When Did Worship Become an Adjective?

I remember standing in a Christian bookstore, looking at the labeled dividers in the CD bins and trying to process the meaning of a new genre: worship music.

Around the same time, in 2005, I joined the worship team at my church, and our worship leader arranged for all of us to attend some worship seminars where we learned more about playing and singing worship songs.

In 2010, I started attending a different church. There, I served as a volunteer in worship ministries under the direction of a worship pastor. That church often repeated that people in the congregation should set aside their worship preferences and accept other people’s worship styles during the worship time.

While attending another church in the early 2020s, I received a list of prayer requests and came across this phrase: worship experience. I was perplexed — even more than I had been while standing in the Christian bookstore years earlier — by its meaning. In fact, that worship-as-an-adjective phrase led me to create this blog in 2024. 

I don’t take issue with the people I’ve known or the places I’ve been. Quite the opposite, I’m thankful for them.  

It’s the terminology that concerns me. 

Examining our lexicon

Now, you may wonder why I care about worship being used as an adjective, let alone why I’m troubled by it.

After all, worship is Biblical, you may say.

True.

However, in the Bible, worship is almost always a verb, sometimes a noun but never an adjective.

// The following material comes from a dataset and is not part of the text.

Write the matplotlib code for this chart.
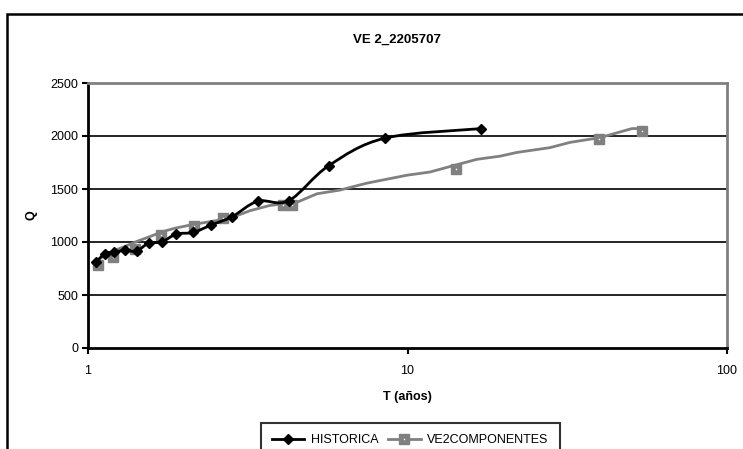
import numpy as np
import matplotlib
matplotlib.use('Agg')
import matplotlib.pyplot as plt
from matplotlib.path import Path
from matplotlib.patches import PathPatch, Rectangle
from matplotlib.lines import Line2D
from matplotlib.legend_handler import HandlerTuple

plt.rcParams['font.family'] = ['Liberation Sans', 'DejaVu Sans']

# return period (years) and flow for the observed record
hist_T = [1.06, 1.13, 1.21, 1.31, 1.42, 1.55, 1.70, 1.89, 2.13, 2.43, 2.83, 3.40, 4.25, 5.67, 8.50, 17.0]
hist_Q = [810, 890, 905, 920, 915, 990, 1000, 1075, 1090, 1160, 1240, 1385, 1390, 1720, 1980, 2070]

# two-component fit: curve and marked points
comp_T = [1.04, 1.09, 1.20, 1.31, 1.42, 1.56, 1.70, 1.87, 2.13, 2.50, 2.82, 3.21, 3.71, 4.51,
          5.21, 6.15, 7.46, 9.96, 11.75, 13.9, 16.5, 19.5, 22.0, 27.9, 32.3, 40.1, 50.4, 54.2]
comp_Q = [800, 845, 915, 960, 1005, 1050, 1095, 1130, 1165, 1200, 1230, 1295, 1345, 1375,
          1455, 1490, 1555, 1630, 1660, 1720, 1780, 1810, 1845, 1890, 1940, 1985, 2070, 2070]
mark_T = [1.075, 1.20, 1.40, 1.69, 2.15, 2.65, 4.08, 4.35, 14.2, 39.8, 54.2]
mark_Q = [783, 858, 934, 1066, 1151, 1226, 1349, 1349, 1689, 1972, 2047]

y_ticks = [0, 500, 1000, 1500, 2000, 2500]
x_ticks = [1, 10, 100]
x_ticklabels = ['1', '10', '100']

GRAY = '#808080'


def smooth_path(x, y):
    # Catmull-Rom through the points, as cubic Bezier segments in log-x space
    pts = np.column_stack([np.log10(x), np.asarray(y, float)])
    n = len(pts)
    verts = [pts[0]]
    codes = [Path.MOVETO]
    for i in range(n - 1):
        p0 = pts[max(i - 1, 0)]
        p1 = pts[i]
        p2 = pts[i + 1]
        p3 = pts[min(i + 2, n - 1)]
        verts += [p1 + (p2 - p0) / 6, p2 - (p3 - p1) / 6, p2]
        codes += [Path.CURVE4] * 3
    verts = np.array(verts)
    verts[:, 0] = 10 ** verts[:, 0]
    return Path(verts, codes)


fig = plt.figure(figsize=(7.43, 4.49), dpi=100)
W, H = 743, 449

# outer chart frame (runs off the right and bottom edges)
fig.patches.append(Rectangle((7 / W, -0.1), 1.2, 1 - 14 / H + 0.1, transform=fig.transFigure,
                             fill=False, edgecolor='black', linewidth=1.8, clip_on=False))

ax = fig.add_axes([88 / W, 1 - 348 / H, (727 - 88) / W, (348 - 83) / H])
ax.set_xscale('log')
ax.set_xlim(1, 100)
ax.set_ylim(0, 2500)

ax.plot(comp_T, comp_Q, color=GRAY, linewidth=2.0, zorder=3)
ax.plot(mark_T, mark_Q, linestyle='none', marker='s', markersize=7,
        markerfacecolor=GRAY, markeredgecolor=GRAY, zorder=4)
ax.plot(mark_T, mark_Q, linestyle='none', marker='s', markersize=1.0, markeredgewidth=0,
        markerfacecolor='white', zorder=4)

ax.add_patch(PathPatch(smooth_path(hist_T, hist_Q), fill=False, edgecolor='black',
                       linewidth=2.0, zorder=5))
ax.plot(hist_T, hist_Q, linestyle='none', marker='D', markersize=5.5,
        color='black', zorder=6)

ax.set_yticks(y_ticks)
ax.set_xticks(x_ticks)
ax.set_xticklabels(x_ticklabels)
ax.xaxis.set_minor_locator(matplotlib.ticker.NullLocator())
ax.tick_params(axis='both', direction='out', length=4, width=1.5, labelsize=9,
               color='black', pad=3)
ax.tick_params(axis='x', pad=8)

for y in y_ticks[1:-1]:
    ax.axhline(y, color='black', linewidth=1.2, zorder=1)

ax.spines['left'].set_linewidth(2)
ax.spines['bottom'].set_linewidth(2)
ax.spines['top'].set_color(GRAY)
ax.spines['right'].set_color(GRAY)
ax.spines['top'].set_linewidth(2)
ax.spines['right'].set_linewidth(2)

ax.set_ylabel('Q', fontsize=9, fontweight='bold', labelpad=9)
ax.set_xlabel('T (años)', fontsize=9, fontweight='bold', labelpad=10)
fig.text(397 / W, 1 - 40 / H, 'VE 2_2205707', ha='center', va='center',
         fontsize=9.5, fontweight='bold')

h_hist = Line2D([], [], color='black', linewidth=2, marker='D', markersize=5.5)
h_comp = Line2D([], [], color=GRAY, linewidth=2, marker='s', markersize=7)
h_dot = Line2D([], [], linestyle='none', marker='s', markersize=1.0, markeredgewidth=0,
               markerfacecolor='white')
leg = fig.legend([h_hist, (h_comp, h_dot)], ['HISTORICA', 'VE2COMPONENTES'],
                 handler_map={tuple: HandlerTuple(ndivide=1)},
                 loc='upper center', bbox_to_anchor=(410 / W, 1 - 423 / H),
                 ncol=2, fontsize=9, frameon=True, fancybox=False, shadow=False,
                 handlelength=2.6, handletextpad=0.5, columnspacing=0.8,
                 borderpad=0.9, borderaxespad=0)
leg.get_frame().set_edgecolor('black')
leg.get_frame().set_linewidth(1.5)

fig.savefig('out.png', dpi=100)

In today’s Christian circles, by contrast, it’s a go-to modifier.

Also, oddly, the adjective has been attached to a single style of music. The result, whether intended or not, is that worship music has been elevated above all other styles.

That makes honest conversations difficult.

Think about the members of the body of Christ who prefer to sing traditional music or another style of music that’s not worship music.

If they articulate objections to singing worship music, they’re perceived as objecting to worship itself.

That’s clear when you compare these two statements:

  • Worship music generally doesn’t resonate with me.
  • Church pop music generally doesn’t resonate with me. 

And these two:

  • The lyrics in that worship song are questionable.
  • The lyrics in that church pop song are questionable. 

Choosing to say church pop music and church pop song would be a good start to revise the language. I could go on, offering suggestions for replacement terms, but here’s just one more example along the same lines: Instead of saying the worship team, shouldn’t we say the church pop team? Or to be more exact, the church pop band?

It’s a weakness of our lexicon that we use worship as an adjective, especially in connection with any style of music.

For the sake of open dialogue in our churches, it’s time we changed that.